> _Material provided_:
---+---

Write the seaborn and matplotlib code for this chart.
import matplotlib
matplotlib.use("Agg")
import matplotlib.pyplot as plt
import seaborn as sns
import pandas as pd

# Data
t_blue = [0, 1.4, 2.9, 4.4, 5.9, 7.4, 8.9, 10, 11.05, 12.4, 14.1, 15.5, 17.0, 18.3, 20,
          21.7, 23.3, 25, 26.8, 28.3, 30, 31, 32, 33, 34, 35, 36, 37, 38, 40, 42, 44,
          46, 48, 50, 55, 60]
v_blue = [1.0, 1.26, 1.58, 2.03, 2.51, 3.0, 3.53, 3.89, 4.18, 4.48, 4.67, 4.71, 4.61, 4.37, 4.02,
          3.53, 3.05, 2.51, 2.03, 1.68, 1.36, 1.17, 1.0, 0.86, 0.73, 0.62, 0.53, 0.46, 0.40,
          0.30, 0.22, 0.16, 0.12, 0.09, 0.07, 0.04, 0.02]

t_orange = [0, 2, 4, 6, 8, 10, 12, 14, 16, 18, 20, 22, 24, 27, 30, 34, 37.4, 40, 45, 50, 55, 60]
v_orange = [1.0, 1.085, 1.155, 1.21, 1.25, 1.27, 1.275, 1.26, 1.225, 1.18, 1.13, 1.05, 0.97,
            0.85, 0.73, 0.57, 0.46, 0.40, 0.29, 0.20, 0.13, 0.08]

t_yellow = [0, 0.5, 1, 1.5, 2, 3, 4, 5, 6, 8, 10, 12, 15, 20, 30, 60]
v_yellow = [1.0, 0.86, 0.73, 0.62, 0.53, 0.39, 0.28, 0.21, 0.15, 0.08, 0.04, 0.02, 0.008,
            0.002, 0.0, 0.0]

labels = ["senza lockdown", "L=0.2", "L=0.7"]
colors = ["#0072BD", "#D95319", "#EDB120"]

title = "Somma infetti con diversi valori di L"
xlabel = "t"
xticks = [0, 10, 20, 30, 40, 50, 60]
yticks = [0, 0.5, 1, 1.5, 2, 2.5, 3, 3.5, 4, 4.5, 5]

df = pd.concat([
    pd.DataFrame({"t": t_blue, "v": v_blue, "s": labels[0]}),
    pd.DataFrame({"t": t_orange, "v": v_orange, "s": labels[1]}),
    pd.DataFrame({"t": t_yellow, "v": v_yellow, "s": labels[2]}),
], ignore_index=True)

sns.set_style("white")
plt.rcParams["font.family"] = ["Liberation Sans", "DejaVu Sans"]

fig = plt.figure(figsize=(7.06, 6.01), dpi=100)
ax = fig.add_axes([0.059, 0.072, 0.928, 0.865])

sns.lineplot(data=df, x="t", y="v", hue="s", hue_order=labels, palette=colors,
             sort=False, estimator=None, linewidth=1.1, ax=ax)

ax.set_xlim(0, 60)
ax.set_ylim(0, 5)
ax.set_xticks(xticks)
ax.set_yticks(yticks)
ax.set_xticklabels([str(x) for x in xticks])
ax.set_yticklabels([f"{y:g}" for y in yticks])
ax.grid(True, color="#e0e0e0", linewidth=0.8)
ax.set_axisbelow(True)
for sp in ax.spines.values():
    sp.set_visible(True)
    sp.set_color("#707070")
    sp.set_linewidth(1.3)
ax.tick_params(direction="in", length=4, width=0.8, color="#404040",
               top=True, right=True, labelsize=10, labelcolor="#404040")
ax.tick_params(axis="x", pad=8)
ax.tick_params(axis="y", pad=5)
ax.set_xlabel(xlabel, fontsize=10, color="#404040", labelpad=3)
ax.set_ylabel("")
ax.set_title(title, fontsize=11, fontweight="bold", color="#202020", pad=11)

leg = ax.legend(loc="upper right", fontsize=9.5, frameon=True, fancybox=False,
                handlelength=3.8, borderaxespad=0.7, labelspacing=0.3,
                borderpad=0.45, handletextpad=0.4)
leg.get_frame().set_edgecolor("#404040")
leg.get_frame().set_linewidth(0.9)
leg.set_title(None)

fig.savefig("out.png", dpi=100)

---+---

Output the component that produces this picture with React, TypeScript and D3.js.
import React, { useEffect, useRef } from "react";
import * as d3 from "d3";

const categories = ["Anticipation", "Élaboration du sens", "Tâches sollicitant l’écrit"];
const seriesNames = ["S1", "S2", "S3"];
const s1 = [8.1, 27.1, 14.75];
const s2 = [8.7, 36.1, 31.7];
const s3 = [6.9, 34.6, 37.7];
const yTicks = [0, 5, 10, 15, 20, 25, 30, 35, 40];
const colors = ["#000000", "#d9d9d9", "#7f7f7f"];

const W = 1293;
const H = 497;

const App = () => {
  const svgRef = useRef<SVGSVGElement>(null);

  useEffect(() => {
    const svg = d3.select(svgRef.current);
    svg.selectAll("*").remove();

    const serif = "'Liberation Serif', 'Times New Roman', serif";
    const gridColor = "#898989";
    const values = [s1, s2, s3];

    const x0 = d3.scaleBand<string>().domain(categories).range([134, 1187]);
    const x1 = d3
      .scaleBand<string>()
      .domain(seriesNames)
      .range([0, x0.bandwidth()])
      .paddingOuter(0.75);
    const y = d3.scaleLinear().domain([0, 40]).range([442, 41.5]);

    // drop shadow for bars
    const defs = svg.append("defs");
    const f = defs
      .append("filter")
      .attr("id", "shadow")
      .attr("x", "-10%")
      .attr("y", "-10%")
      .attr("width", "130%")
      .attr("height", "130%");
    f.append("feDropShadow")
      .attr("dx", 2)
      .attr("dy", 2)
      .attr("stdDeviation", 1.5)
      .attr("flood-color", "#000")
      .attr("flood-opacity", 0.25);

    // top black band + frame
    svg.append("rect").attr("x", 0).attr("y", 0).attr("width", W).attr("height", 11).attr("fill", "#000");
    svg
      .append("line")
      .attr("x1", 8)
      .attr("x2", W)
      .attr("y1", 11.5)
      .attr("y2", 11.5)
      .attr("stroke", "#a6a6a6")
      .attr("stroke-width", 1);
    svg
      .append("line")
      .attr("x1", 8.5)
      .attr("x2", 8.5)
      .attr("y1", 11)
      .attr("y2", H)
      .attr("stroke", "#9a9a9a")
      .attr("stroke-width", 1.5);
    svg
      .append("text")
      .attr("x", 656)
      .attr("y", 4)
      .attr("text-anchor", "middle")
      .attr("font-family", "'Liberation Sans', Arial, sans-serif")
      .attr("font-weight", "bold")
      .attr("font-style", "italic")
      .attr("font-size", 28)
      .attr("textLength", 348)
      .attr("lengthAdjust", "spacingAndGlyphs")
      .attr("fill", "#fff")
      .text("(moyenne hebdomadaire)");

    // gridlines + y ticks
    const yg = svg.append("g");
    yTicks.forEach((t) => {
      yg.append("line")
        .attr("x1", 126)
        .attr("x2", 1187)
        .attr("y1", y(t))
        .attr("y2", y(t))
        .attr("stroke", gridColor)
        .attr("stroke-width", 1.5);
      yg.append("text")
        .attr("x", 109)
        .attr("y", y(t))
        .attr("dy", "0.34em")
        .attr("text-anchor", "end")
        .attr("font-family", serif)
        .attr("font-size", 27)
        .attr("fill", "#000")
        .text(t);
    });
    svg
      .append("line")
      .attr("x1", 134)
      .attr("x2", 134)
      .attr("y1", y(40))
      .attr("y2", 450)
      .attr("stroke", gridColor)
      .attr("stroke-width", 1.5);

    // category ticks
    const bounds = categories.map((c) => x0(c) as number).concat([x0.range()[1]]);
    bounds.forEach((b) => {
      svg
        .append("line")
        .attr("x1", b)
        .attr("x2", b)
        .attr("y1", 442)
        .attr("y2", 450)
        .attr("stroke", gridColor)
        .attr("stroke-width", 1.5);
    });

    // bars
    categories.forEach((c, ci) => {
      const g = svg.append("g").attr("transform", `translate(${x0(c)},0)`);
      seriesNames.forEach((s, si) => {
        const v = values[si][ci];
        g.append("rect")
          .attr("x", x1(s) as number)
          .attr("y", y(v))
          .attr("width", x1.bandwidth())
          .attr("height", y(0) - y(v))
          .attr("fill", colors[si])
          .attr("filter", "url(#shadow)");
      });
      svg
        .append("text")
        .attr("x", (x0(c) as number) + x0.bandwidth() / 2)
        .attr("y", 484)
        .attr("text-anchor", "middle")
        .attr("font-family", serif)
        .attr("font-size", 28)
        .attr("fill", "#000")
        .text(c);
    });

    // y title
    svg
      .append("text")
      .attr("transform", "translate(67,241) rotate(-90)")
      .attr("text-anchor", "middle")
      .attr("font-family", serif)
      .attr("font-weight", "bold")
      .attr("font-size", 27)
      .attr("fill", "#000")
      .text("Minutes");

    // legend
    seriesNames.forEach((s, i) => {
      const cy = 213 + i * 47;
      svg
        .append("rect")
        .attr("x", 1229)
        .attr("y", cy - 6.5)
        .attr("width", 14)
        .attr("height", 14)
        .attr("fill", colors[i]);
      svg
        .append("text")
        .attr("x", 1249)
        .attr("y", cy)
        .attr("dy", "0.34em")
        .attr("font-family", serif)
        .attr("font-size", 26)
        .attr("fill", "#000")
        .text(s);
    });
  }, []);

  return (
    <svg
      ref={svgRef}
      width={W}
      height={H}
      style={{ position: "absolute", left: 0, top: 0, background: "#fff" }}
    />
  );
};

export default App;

---+---

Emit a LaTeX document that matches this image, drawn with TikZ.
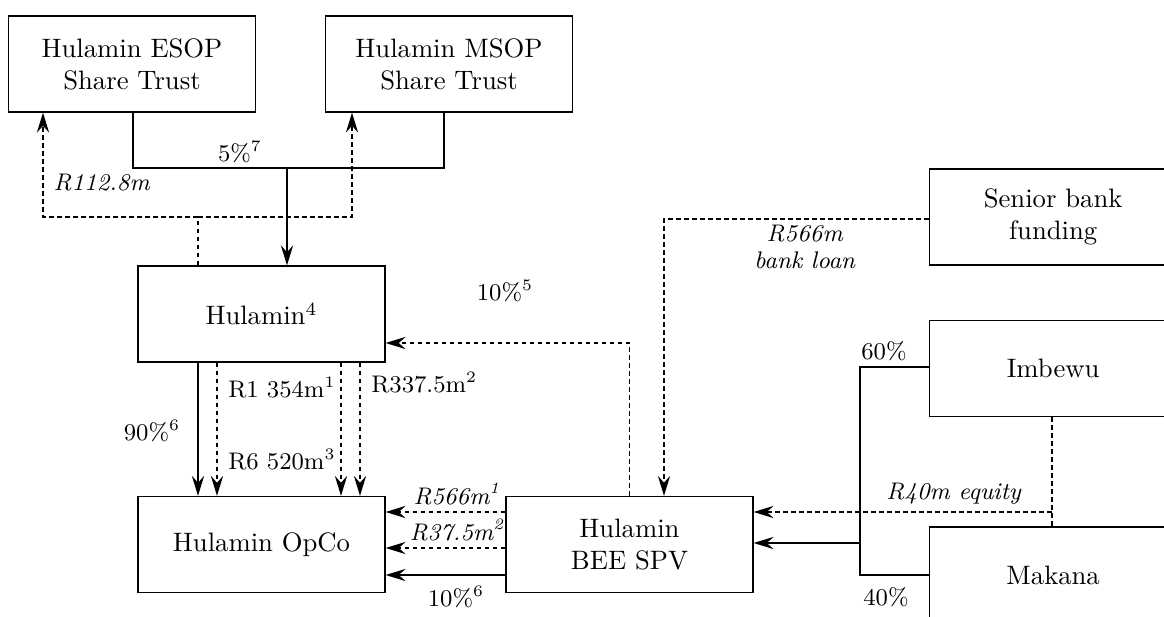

---+---

> _Your task_:
Only the lines from the one with "Write the seaborn" up to the one with "import pandas as pd" should be repeated, both included, exactly as they appear.

> _Exercise output_:
Write the seaborn and matplotlib code for this chart.
import matplotlib
matplotlib.use("Agg")
import matplotlib.pyplot as plt
import seaborn as sns
import pandas as pd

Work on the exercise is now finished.